A Tariff-Fueled Panic
The surge in rate-cut expectations comes as Trump’s “reciprocal” tariffs—10% across all imports, with 54% on China, 25% on Canada and Mexico, and 20% on the EU—unleashed chaos this week. The S&P 500 cratered 4.8% Thursday, its worst day since June 2020, while the dollar pared gains and gold hit a record $3,167.50. China’s vow of 34% counter-duties by April 10, targeting U.S. oil and soybeans, and the EU’s $28 billion retaliation package have traders bracing for a global trade war that could choke growth. “The Fed’s got no choice—tariffs are a sledgehammer to GDP,” one X user posted, capturing the sentiment driving the bets.
CME data also shows a 43.8% chance of a half-point cut as early as June, up from 15.9% last week, with total 2025 cuts now priced at 100 basis points—some futures even hint at 4.5 reductions, per posts on X. Goldman Sachs, slashing its 2025 GDP forecast to 1.5% from 2% on March 31, now sees a 35% recession risk and predicts three Fed cuts starting in July, a stark pivot from its earlier two-cut outlook. “Tariffs are forcing the Fed’s hand,” a Goldman note warned, projecting a 15% average U.S. tariff rate hike.
Fed Caught in a Bind
The Fed, which last cut rates in December 2024 to the current range, has signaled caution. Chair Jerome Powell, speaking March 19, pegged 2025 at two cuts, citing “solid” growth despite revising GDP down to 1.7% and core inflation up to 2.7%. “We don’t need to rush,” he said, dodging tariff specifics beyond “wide possibilities.” Yet, Thursday’s market rout—Nasdaq down 6%, Tesla off 15%—and Friday’s pre-market jitters (S&P futures -2%) suggest traders see a darker horizon. “Markets are screaming recession louder than the Fed’s willing to admit,” Thierry Wizman of Macquarie Group told Reuters.
Posts on X reflect the tension: “100bps priced in—Powell’s dual mandate is toast if tariffs tank jobs,” one trader wrote, while another mused, “Was this calculated?
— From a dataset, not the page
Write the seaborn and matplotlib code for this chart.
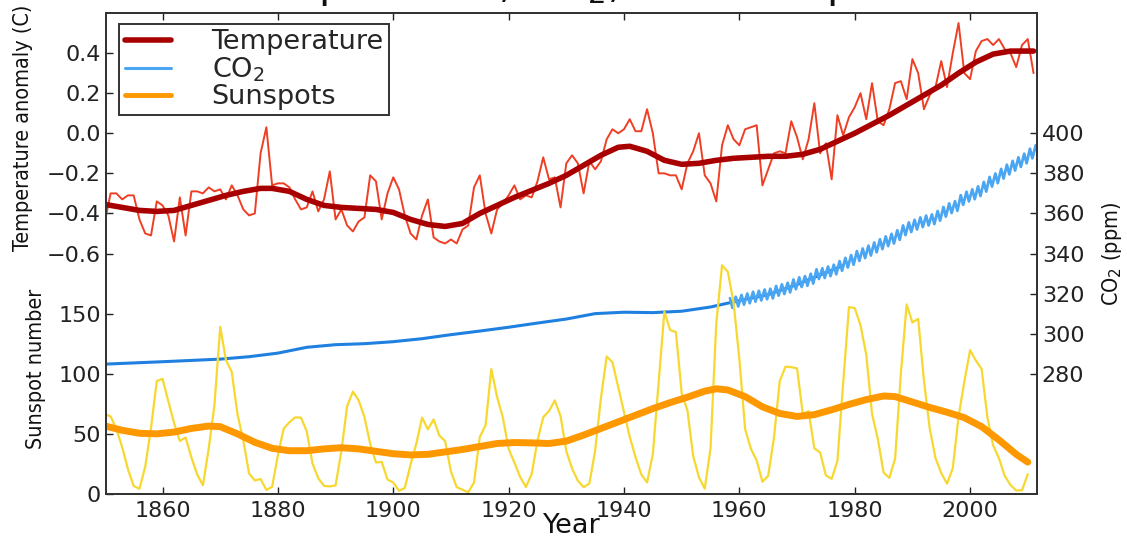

Tariffs forcing Fed cuts as an unintended win?” The Fed’s next meeting isn’t until May 7, but June’s odds of a big move are spiking as economic data softens—think Stellantis’ 900 layoffs and Toyota’s 20,000-car production drop.
A Bailout or a Bust?
Critics argue four cuts signal a desperate “bailout” for Trump’s policies, not a proactive stance. “The Fed’s being dragged into this mess—tariffs inflate prices, kill growth, and they’ll have to clean it up,” ING’s James Knightley told CNBC. Others, like Capital Economics’ Stephen Brown, see the Fed underestimating tariff-driven inflation, potentially limiting cuts to three or fewer if prices surge past 3%. Markets, though, aren’t waiting for clarity: the 10-year Treasury yield dipped to 4.22%, and traders are piling into dovish bets, with hedge funds loading up on rate-cut plays, per X chatter.
For now, all eyes are on next week’s Consumer Price Index drop—expected Wednesday—and Powell’s Friday speech at the University of Chicago. A soft CPI could lock in June cuts; a hot print might delay the Fed, risking deeper market pain. As Trump’s tariff chaos unfolds, traders are betting the Fed’s cavalry is coming—whether it wants to or not.